Ray is a senior telecommunications advisor who assists the firm’s attorneys and clients in matters relating to FCC regulation, including license assignments and transfers, equipment authorization, regulatory compliance, and spectrum policy. His career has spanned more than 50 years, including 19 years of experience with the FCC.
Ray’s practice has focused on clients affected by telecommunications regulation, whether or not they are engaged in the commercial provision of telecommunications services. These include clients who use licensed or unlicensed communications facilities such as land mobile dispatch systems, internal point-to-point microwave systems, point-to-multipoint microwave systems, and aviation and maritime communication systems. Such clients include electric utilities and companies that manufacture, import, or market devices containing digital circuitry that are subject to FCC equipment authorization requirements.
In most cases, Ray’s practice has involved assisting clients in obtaining FCC licenses, obtaining rule waivers for unique operations, or obtaining FCC consent for transactions to purchase or sell spectrum or licensed facilities. In some cases, Ray has assisted clients in responding to FCC enforcement actions.

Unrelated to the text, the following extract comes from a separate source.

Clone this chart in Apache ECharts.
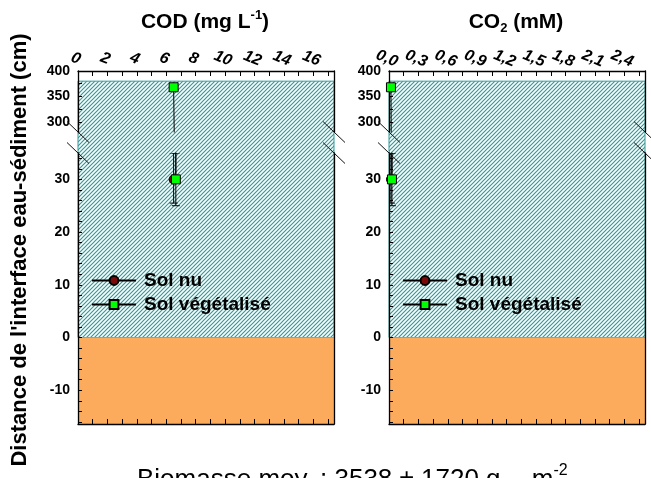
<!DOCTYPE html>
<html>
<head>
<meta charset="utf-8">
<script src="https://cdn.jsdelivr.net/npm/echarts@6/dist/echarts.min.js"></script>
<style>
html,body{margin:0;padding:0;background:#fff}
#main{width:651px;height:478px}
</style>
</head>
<body>
<div id="main"></div>
<script>
// profondeurs (cm, distance à l'interface)
var depthVeg = [30, 368];
var depthNu = [30];
// COD (mg/L)
var codVeg = [6.65, 6.5];
var codNu = [6.5];
// CO2 (mM)
var co2Veg = [0.03, 0.02];
var co2Nu = [0.02];
// barres d'erreur (min / max de profondeur)
var vegLow = [25, 368], vegHigh = [35, 368];
var nuLow = [25.5], nuHigh = [35];

// graduations
var codLabels = [0, 2, 4, 6, 8, 10, 12, 14, 16];
var codTicks = [0, 1, 2, 3, 4, 5, 6, 7, 8, 9, 10, 11, 12, 13, 14, 15, 16, 17];
var co2Labels = [0, 0.3, 0.6, 0.9, 1.2, 1.5, 1.8, 2.1, 2.4];
var co2Ticks = [0, 0.15, 0.3, 0.45, 0.6, 0.75, 0.9, 1.05, 1.2, 1.35, 1.5, 1.65, 1.8, 1.95, 2.1, 2.25, 2.4, 2.55];
var upLabels = [300, 350, 400];
var upTicks = [300, 325, 350, 375, 400];
var lowLabels = [-10, 0, 10, 20, 30];
var lowTicks = [-16, -14, -12, -10, -8, -6, -4, -2, 0, 2, 4, 6, 8, 10, 12, 14, 16, 18, 20, 22, 24, 26, 28, 30, 32, 34];

var FONT = '"Liberation Sans", Arial, sans-serif';
var waterTop = 380;   // surface de l'eau
var upMin = 280, upMax = 400;
var lowMin = -16.4, lowMax = 35;

var chart = echarts.init(document.getElementById('main'));

// motif hachuré
var pat = document.createElement('canvas');
pat.width = 4; pat.height = 4;
var ctx = pat.getContext('2d');
ctx.fillStyle = '#ffffff';
ctx.fillRect(0, 0, 4, 4);
ctx.strokeStyle = '#339a9a';
ctx.lineWidth = 1.2;
ctx.beginPath();
ctx.moveTo(0, 4); ctx.lineTo(4, 0);
ctx.moveTo(-1, 1); ctx.lineTo(1, -1);
ctx.moveTo(3, 5); ctx.lineTo(5, 3);
ctx.stroke();

var panels = [
  {left: 78, max: 17.4, labels: codLabels, ticks: codTicks, veg: codVeg, nu: codNu,
   fmt: function (v) { return String(v); }},
  {left: 389, max: 2.61, labels: co2Labels, ticks: co2Ticks, veg: co2Veg, nu: co2Nu,
   fmt: function (v) { return v.toFixed(1).replace('.', ','); }}
];

var grids = [], xAxes = [], yAxes = [], series = [];
var lineCol = '#000';

function renderErr(params, api) {
  var x = api.value(0), lo = api.value(2), hi = api.value(3);
  if (lo === hi) return;
  var p1 = api.coord([x, lo]), p2 = api.coord([x, hi]);
  var w = 4;
  var st = {stroke: '#000', lineWidth: 1};
  return {type: 'group', children: [
    {type: 'line', shape: {x1: p1[0], y1: p1[1], x2: p2[0], y2: p2[1]}, style: st},
    {type: 'line', shape: {x1: p1[0] - w, y1: p1[1], x2: p1[0] + w, y2: p1[1]}, style: st},
    {type: 'line', shape: {x1: p2[0] - w, y1: p2[1], x2: p2[0] + w, y2: p2[1]}, style: st}
  ]};
}

panels.forEach(function (p, pi) {
  for (var k = 0; k < 2; k++) {
    var g = pi * 2 + k;
    var upper = k === 0;
    grids.push(upper
      ? {left: p.left, top: 71, width: 256, height: 61}
      : {left: p.left, top: 153, width: 256, height: 271});
    xAxes.push({
      gridIndex: g, type: 'value', position: upper ? 'top' : 'bottom',
      min: 0, max: p.max,
      axisLine: {show: true, onZero: false, lineStyle: {color: lineCol, width: 1.3}},
      axisTick: {show: true, inside: true, length: 5, customValues: p.ticks, lineStyle: {color: lineCol}},
      axisLabel: {show: upper, customValues: p.labels, formatter: p.fmt, rotate: 22,
        align: 'center', verticalAlign: 'bottom', padding: [0, 11, 0, 0],
        fontFamily: FONT, fontStyle: 'italic', fontWeight: 'bold', fontSize: 16, color: '#000', margin: 3},
      splitLine: {show: false}
    });
    var ymin = upper ? upMin : lowMin, ymax = upper ? upMax : lowMax;
    yAxes.push({
      gridIndex: g, type: 'value', position: 'left', min: ymin, max: ymax,
      axisLine: {show: true, onZero: false, lineStyle: {color: lineCol, width: 1.3}},
      axisTick: {show: true, inside: true, length: 4, customValues: upper ? upTicks : lowTicks, lineStyle: {color: lineCol}},
      axisLabel: {customValues: upper ? upLabels : lowLabels, fontFamily: FONT, fontWeight: 'bold',
        fontSize: 14, color: '#000', margin: 8},
      splitLine: {show: false}
    });
    yAxes.push({
      gridIndex: g, type: 'value', position: 'right', min: ymin, max: ymax,
      axisLine: {show: true, onZero: false, lineStyle: {color: lineCol, width: 1.3}},
      axisTick: {show: false}, axisLabel: {show: false}, splitLine: {show: false}
    });

    series.push({
      name: 'Sol nu', type: 'line', xAxisIndex: g, yAxisIndex: g * 2, z: 3,
      data: p.nu.map(function (x, i) { return [x, depthNu[i]]; }),
      symbol: 'circle', symbolSize: 9,
      itemStyle: {color: '#7a0a0a', borderColor: '#000', borderWidth: 1},
      lineStyle: {color: '#000', width: 1}
    });
    series.push({
      name: 'Sol végétalisé', type: 'line', xAxisIndex: g, yAxisIndex: g * 2, z: 4,
      data: p.veg.map(function (x, i) { return [x, depthVeg[i]]; }),
      symbol: 'rect', symbolSize: 9,
      itemStyle: {color: '#00ff00', borderColor: '#000', borderWidth: 1},
      lineStyle: {color: '#000', width: 1}
    });
    series.push({
      name: 'errNu', type: 'custom', xAxisIndex: g, yAxisIndex: g * 2, z: 2, clip: true,
      renderItem: renderErr, encode: {x: 0, y: 1},
      data: p.nu.map(function (x, i) { return [x, depthNu[i], nuLow[i], nuHigh[i]]; })
    });
    series.push({
      name: 'errVeg', type: 'custom', xAxisIndex: g, yAxisIndex: g * 2, z: 2, clip: true,
      renderItem: renderErr, encode: {x: 0, y: 1},
      data: p.veg.map(function (x, i) { return [x, depthVeg[i], vegLow[i], vegHigh[i]]; })
    });
  }
});

function legendAt(left) {
  return {
    data: ['Sol nu', 'Sol végétalisé'], orient: 'vertical', left: left, top: 266,
    itemWidth: 44, itemHeight: 11, itemGap: 5,
    textStyle: {fontFamily: FONT, fontWeight: 'bold', fontSize: 19, color: '#000', padding: [0, 0, 0, 3]}
  };
}

var option = {
  animation: false,
  backgroundColor: '#fff',
  grid: grids,
  xAxis: xAxes,
  yAxis: yAxes,
  legend: [legendAt(86), legendAt(397)],
  series: series
};
chart.setOption(option);

// fonds (eau hachurée, sédiment orange) et marques de coupure
var gfx = [];
panels.forEach(function (p, pi) {
  var gu = pi * 2, gl = pi * 2 + 1;
  var top = chart.convertToPixel({gridIndex: gu}, [0, waterTop]);
  var right = chart.convertToPixel({gridIndex: gu}, [p.max, upMin]);
  var zero = chart.convertToPixel({gridIndex: gl}, [0, 0]);
  var bot = chart.convertToPixel({gridIndex: gl}, [p.max, lowMin]);
  var lowTop = chart.convertToPixel({gridIndex: gl}, [0, lowMax]);
  gfx.push({type: 'rect', z: -10, shape: {x: top[0], y: top[1], width: right[0] - top[0], height: zero[1] - top[1]},
    style: {fill: {image: pat, repeat: 'repeat'}, stroke: '#339a9a', lineWidth: 1}});
  gfx.push({type: 'rect', z: -10, shape: {x: zero[0], y: zero[1], width: bot[0] - zero[0], height: bot[1] - zero[1]},
    style: {fill: '#fcaa5c'}});
  [top[0], right[0]].forEach(function (ax) {
    [right[1], lowTop[1]].forEach(function (by) {
      gfx.push({type: 'line', z: 10, shape: {x1: ax - 11, y1: by - 10.5, x2: ax + 11, y2: by + 10.5},
        style: {stroke: '#111', lineWidth: 1}});
    });
  });
});

// textes
gfx.push({type: 'text', z: 10, x: 205, y: 22, style: {
  text: '{a|COD (mg L}{s|-1}{a|)}', align: 'center', verticalAlign: 'middle',
  rich: {a: {fontFamily: FONT, fontWeight: 'bold', fontSize: 21, color: '#000', lineHeight: 26},
         s: {fontFamily: FONT, fontWeight: 'bold', fontSize: 13, color: '#000', verticalAlign: 'top', lineHeight: 26}}
}});
gfx.push({type: 'text', z: 10, x: 516, y: 22, style: {
  text: '{a|CO}{s|2}{a| (mM)}', align: 'center', verticalAlign: 'middle',
  rich: {a: {fontFamily: FONT, fontWeight: 'bold', fontSize: 21, color: '#000', lineHeight: 26},
         s: {fontFamily: FONT, fontWeight: 'bold', fontSize: 13, color: '#000', verticalAlign: 'bottom', lineHeight: 26}}
}});
gfx.push({type: 'text', z: 10, x: 20, y: 250, rotation: Math.PI / 2, style: {
  text: "Distance de l'interface eau-sédiment (cm)", align: 'center', verticalAlign: 'middle',
  fontFamily: FONT, fontWeight: 'bold', fontSize: 22, fill: '#000'
}});
gfx.push({type: 'text', z: 10, x: 137, y: 463, style: {
  text: '{a|Biomasse moy. : 3538 ± 1720 g}{b|MS}{a| m}{s|-2}', align: 'left', verticalAlign: 'top',
  rich: {a: {fontFamily: FONT, fontSize: 26, color: '#000', lineHeight: 30},
         b: {fontFamily: FONT, fontSize: 16, color: '#000', verticalAlign: 'bottom', lineHeight: 34},
         s: {fontFamily: FONT, fontSize: 16, color: '#000', verticalAlign: 'top', lineHeight: 30}}
}});

chart.setOption({graphic: gfx});
window.addEventListener('resize', function () { chart.resize(); });
</script>
</body>
</html>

Ray has represented electric utilities in pole attachment negotiations; municipalities in developing cable TV franchising agreements or local ordinances; and public safety entities and other organizations in defending their spectrum allocations.
FCC Experience
Before leaving the FCC in 1988 to enter private law practice, Ray was in training for the Government’s Senior Executive Service. He was chief, Special Services Division, of the Private Radio Bureau (now the Wireless Bureau). Ray was also a trial attorney in the Broadcast Bureau (today, the Media Bureau); head of the Compliance Division of the Private Radio Bureau; and responsible for the regulation of aviation, maritime, and personal radio services. He participated in U.S. delegations to the International Maritime Organization (IMO) and to the Inter-American Telecommunication Commission (CITEL).